Skip every image and restate the data word for word.

'''

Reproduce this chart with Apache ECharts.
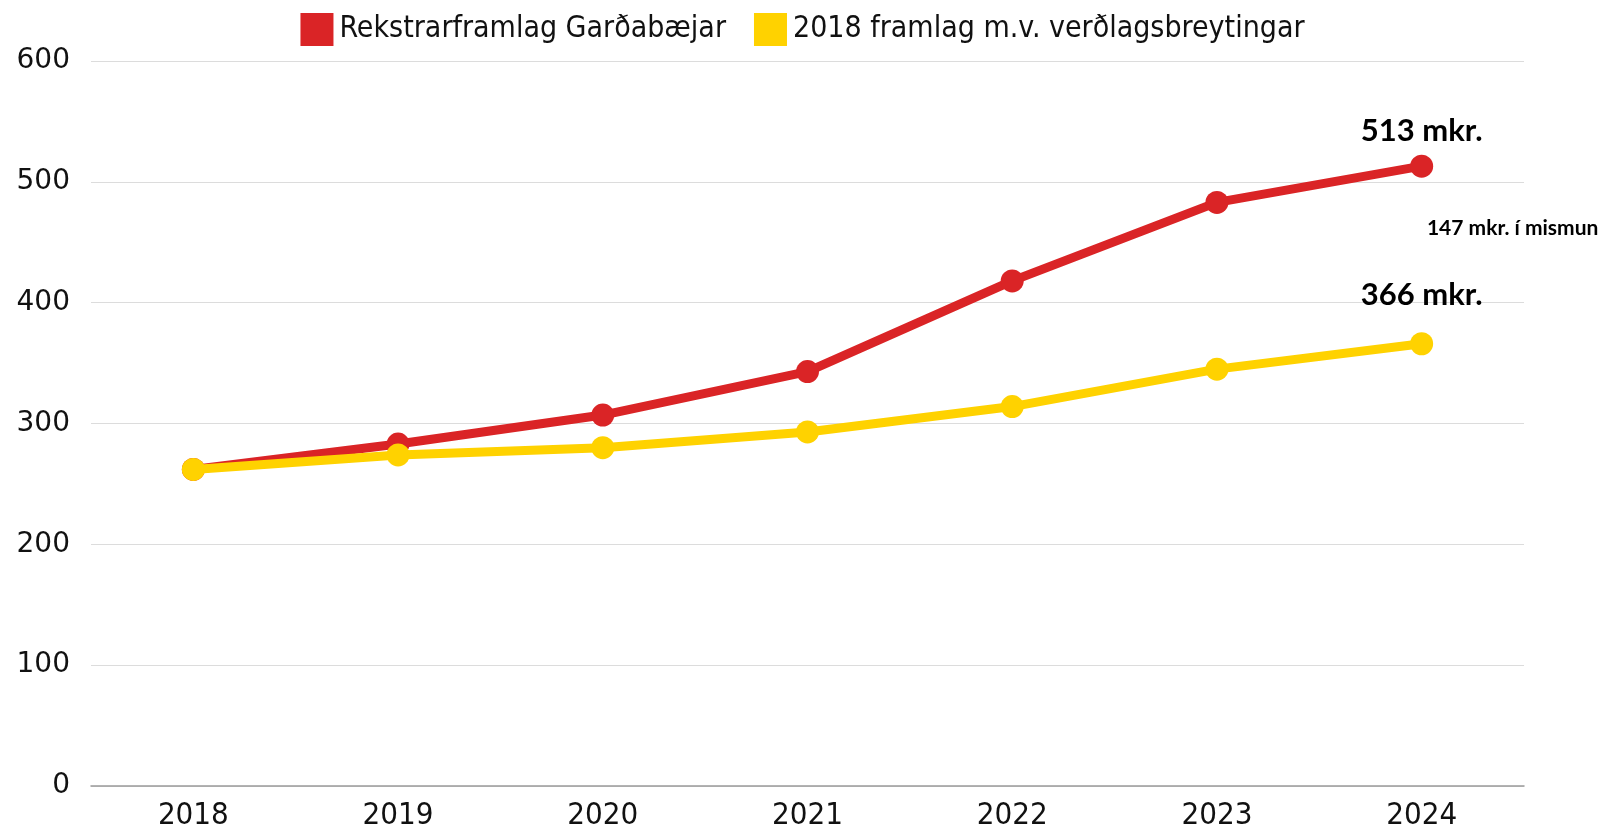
<!DOCTYPE html>
<html>
<head>
<meta charset="utf-8">
<script src="https://cdn.jsdelivr.net/npm/echarts@6/dist/echarts.min.js"></script>
<style>
  html, body { margin: 0; padding: 0; background: #fff; }
  #chart { width: 1605px; height: 831px; }
</style>
</head>
<body>
<div id="chart"></div>
<script>
var years = ["2018", "2019", "2020", "2021", "2022", "2023", "2024"];
var rekstrarframlag = [262, 283, 307, 343, 418, 483, 513];
var verdlag2018 = [262, 274, 280, 293, 314, 345, 366];
var seriesNames = ["Rekstrarframlag Garðabæjar", "2018 framlag m.v. verðlagsbreytingar"];

var RED = "#da2426";
var YELLOW = "#ffd200";
var narrow = "'Liberation Sans Narrow', 'DejaVu Sans Condensed', sans-serif";
var boldFont = "Lato, 'Noto Sans', sans-serif";

var last = years.length - 1;
var diff = rekstrarframlag[last] - verdlag2018[last];

// label only the final point of a series
function withEndLabel(values, dist) {
  return values.map(function (v, i) {
    if (i !== last) return v;
    return {
      value: v,
      label: {
        show: true,
        position: "top",
        distance: dist,
        formatter: function (p) { return p.value + " mkr."; },
        fontFamily: boldFont,
        fontWeight: "bold",
        fontSize: 31,
        color: "#000"
      }
    };
  });
}

var chart = echarts.init(document.getElementById("chart"), null, { renderer: "canvas" });

var option = {
  animation: false,
  backgroundColor: "#fff",
  legend: {
    top: 8,
    left: "center",
    itemWidth: 33,
    itemHeight: 33,
    itemGap: 28,
    icon: "rect",
    textStyle: { fontFamily: narrow, fontSize: 30, color: "#111", padding: [0, 0, 0, 1] },
    data: seriesNames
  },
  grid: { left: 91, right: 81, top: 61, bottom: 41, containLabel: false },
  xAxis: {
    type: "category",
    data: years,
    boundaryGap: true,
    axisTick: { show: false },
    axisLine: { lineStyle: { color: "#9a9a9a", width: 1.5 } },
    axisLabel: { fontFamily: narrow, fontSize: 31, color: "#111", margin: 14 }
  },
  yAxis: {
    type: "value",
    min: 0,
    max: 600,
    interval: 100,
    axisLine: { show: false },
    axisTick: { show: false },
    splitLine: { lineStyle: { color: "#dcdcdc", width: 1.2 } },
    axisLabel: { fontFamily: "'DejaVu Sans', sans-serif", fontSize: 28, color: "#111", margin: 21 }
  },
  series: [
    {
      name: seriesNames[0],
      type: "line",
      data: withEndLabel(rekstrarframlag, 8),
      color: RED,
      lineStyle: { width: 9, color: RED },
      symbol: "circle",
      symbolSize: 23,
      itemStyle: { color: RED },
      z: 2
    },
    {
      name: seriesNames[1],
      type: "line",
      data: withEndLabel(verdlag2018, 22),
      color: YELLOW,
      lineStyle: { width: 9, color: YELLOW },
      symbol: "circle",
      symbolSize: 23,
      itemStyle: { color: YELLOW },
      z: 3,
      markPoint: {
        symbol: "circle",
        symbolSize: 1,
        itemStyle: { color: "rgba(0,0,0,0)" },
        label: {
          show: true,
          position: "inside",
          offset: [91, 0],
          formatter: diff + " mkr. í mismun",
          fontFamily: boldFont,
          fontWeight: "bold",
          fontSize: 21,
          color: "#000"
        },
        data: [{ coord: [years[last], 462] }]
      }
    }
  ]
};

chart.setOption(option);
</script>
</body>
</html>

'''

◆ Answer
Reproduce this chart with Apache ECharts.
<!DOCTYPE html>
<html>
<head>
<meta charset="utf-8">
<script src="https://cdn.jsdelivr.net/npm/echarts@6/dist/echarts.min.js"></script>
<style>
  html, body { margin: 0; padding: 0; background: #fff; }
  #chart { width: 1605px; height: 831px; }
</style>
</head>
<body>
<div id="chart"></div>
<script>
var years = ["2018", "2019", "2020", "2021", "2022", "2023", "2024"];
var rekstrarframlag = [262, 283, 307, 343, 418, 483, 513];
var verdlag2018 = [262, 274, 280, 293, 314, 345, 366];
var seriesNames = ["Rekstrarframlag Garðabæjar", "2018 framlag m.v. verðlagsbreytingar"];

var RED = "#da2426";
var YELLOW = "#ffd200";
var narrow = "'Liberation Sans Narrow', 'DejaVu Sans Condensed', sans-serif";
var boldFont = "Lato, 'Noto Sans', sans-serif";

var last = years.length - 1;
var diff = rekstrarframlag[last] - verdlag2018[last];

// label only the final point of a series
function withEndLabel(values, dist) {
  return values.map(function (v, i) {
    if (i !== last) return v;
    return {
      value: v,
      label: {
        show: true,
        position: "top",
        distance: dist,
        formatter: function (p) { return p.value + " mkr."; },
        fontFamily: boldFont,
        fontWeight: "bold",
        fontSize: 31,
        color: "#000"
      }
    };
  });
}

var chart = echarts.init(document.getElementById("chart"), null, { renderer: "canvas" });

var option = {
  animation: false,
  backgroundColor: "#fff",
  legend: {
    top: 8,
    left: "center",
    itemWidth: 33,
    itemHeight: 33,
    itemGap: 28,
    icon: "rect",
    textStyle: { fontFamily: narrow, fontSize: 30, color: "#111", padding: [0, 0, 0, 1] },
    data: seriesNames
  },
  grid: { left: 91, right: 81, top: 61, bottom: 41, containLabel: false },
  xAxis: {
    type: "category",
    data: years,
    boundaryGap: true,
    axisTick: { show: false },
    axisLine: { lineStyle: { color: "#9a9a9a", width: 1.5 } },
    axisLabel: { fontFamily: narrow, fontSize: 31, color: "#111", margin: 14 }
  },
  yAxis: {
    type: "value",
    min: 0,
    max: 600,
    interval: 100,
    axisLine: { show: false },
    axisTick: { show: false },
    splitLine: { lineStyle: { color: "#dcdcdc", width: 1.2 } },
    axisLabel: { fontFamily: "'DejaVu Sans', sans-serif", fontSize: 28, color: "#111", margin: 21 }
  },
  series: [
    {
      name: seriesNames[0],
      type: "line",
      data: withEndLabel(rekstrarframlag, 8),
      color: RED,
      lineStyle: { width: 9, color: RED },
      symbol: "circle",
      symbolSize: 23,
      itemStyle: { color: RED },
      z: 2
    },
    {
      name: seriesNames[1],
      type: "line",
      data: withEndLabel(verdlag2018, 22),
      color: YELLOW,
      lineStyle: { width: 9, color: YELLOW },
      symbol: "circle",
      symbolSize: 23,
      itemStyle: { color: YELLOW },
      z: 3,
      markPoint: {
        symbol: "circle",
        symbolSize: 1,
        itemStyle: { color: "rgba(0,0,0,0)" },
        label: {
          show: true,
          position: "inside",
          offset: [91, 0],
          formatter: diff + " mkr. í mismun",
          fontFamily: boldFont,
          fontWeight: "bold",
          fontSize: 21,
          color: "#000"
        },
        data: [{ coord: [years[last], 462] }]
      }
    }
  ]
};

chart.setOption(option);
</script>
</body>
</html>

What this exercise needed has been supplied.